Üçok, Türkiye’nin de Gümrük Birliği ile dahil olduğu AB tek pazarı ise Schengen Anlaşması’nın dondurulması ve sınır kontrolleri nedeniyle tam olarak işlememekte olduğunu belirterek, şöyle devam etti:
"Türkiye ekonomisinde pandeminin dinamikleri ile yarattığı olumsuz etkiye ilave olarak kısa dönemde Avrupa’nın olumsuz ekonomik görünümünden kaynaklanan bir zorluk yaşanacaktır. Türkiye ihracatının yarısını Avrupa‘ya gerçekleştiriyor. Almanya‘ya yapılan ihracat ise tek başına toplam ihracatın yaklaşık yüzde 10’una tekabül ediyor. Avrupa’da talebin düştüğü bu koşullarda Avrupa‘ya ihracatımızın da olumsuz etkilenmekte olduğu açıktır. Ekonomik görünüm büyük bir belirsizlik içindeyken Avrupa’dan yeni yatırımlar da kısa dönemde gerçekçi değildir. Türkiye ekonomisinde önemli bir yeri olan turizm gelirlerinde de özellikle Avrupalı turist sayısında büyük düşüşler nedeniyle azalma olması muhtemel. Tüm bu nedenlerle pandemi, Avrupa ile ekonomik entegrasyonu çok yoğun olan Türk ekonomisine Avrupa’dan kaynaklanan bir ilave ek yük getirecektir.”

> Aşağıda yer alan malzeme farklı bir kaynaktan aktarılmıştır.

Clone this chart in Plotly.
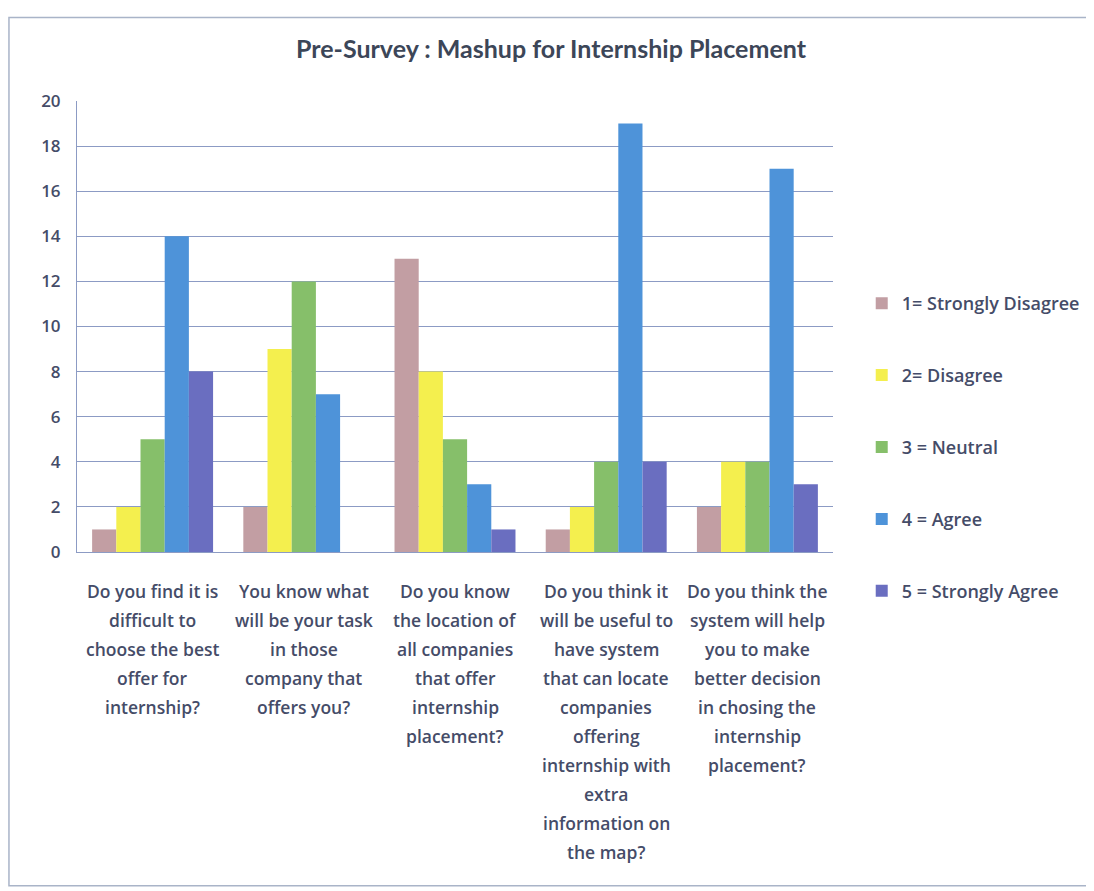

AVRUPA İLE EKONOMİK İLİŞKİLERİN DAHA DA YOĞUNLAŞMASI İÇİN ÖNEMLİ FIRSATLAR VAR
Mevcut durumdaki riskler yanında özellikle Avrupa ile ekonomik ilişkilerin daha da yoğunlaşması için önemli fırsatların da olduğunu söyleyen Üçok, “Avrupa sanayilerinin tedarik zincirlerinin uzak bölgelerden Avrupa‘ya veya Avrupa‘ya yakın bölgelere kayma süreci pandemiden önce tekstil, otomotiv yan sanayi gibi belli sanayi sektörlerinde zaten başlamıştı, pandemi ile bunun kapsamı genişleyecek ve şiddeti büyüyecektir.
Türkiye’nin de zaten önemli bir sanayi ülkesi olması, gelişmiş altyapı, eğitimli iş gücü, donanımlı mühendis ve teknisyen kaynağı ile bu süreçten birçok sanayi iş kolunda olumlu etkilenmesi olasıdır. Özellikle otomotiv, ilaç, kimya, makine, elektronik, metalürji, tekstil gibi sektörlerde Avrupa ile daha sıkı bir değer zinciri kurulabilir. Bunun gerçekleşebilmesi için şuan pandemiden olumsuz etkilenen sanayi sektörlerine gereken desteklerin verilerek endüstriyel faaliyetlerini sürdürmeleri sağlanmalıdır. Bu yeni süreçte başarıyı kolaylaştıracak önemli bir unsursa AB ile Gümrük Birliğinin artık 21.yüzyılın şartlarına uygun olarak güncellenmesi olacaktır.” değerlendirmesinde bulundu.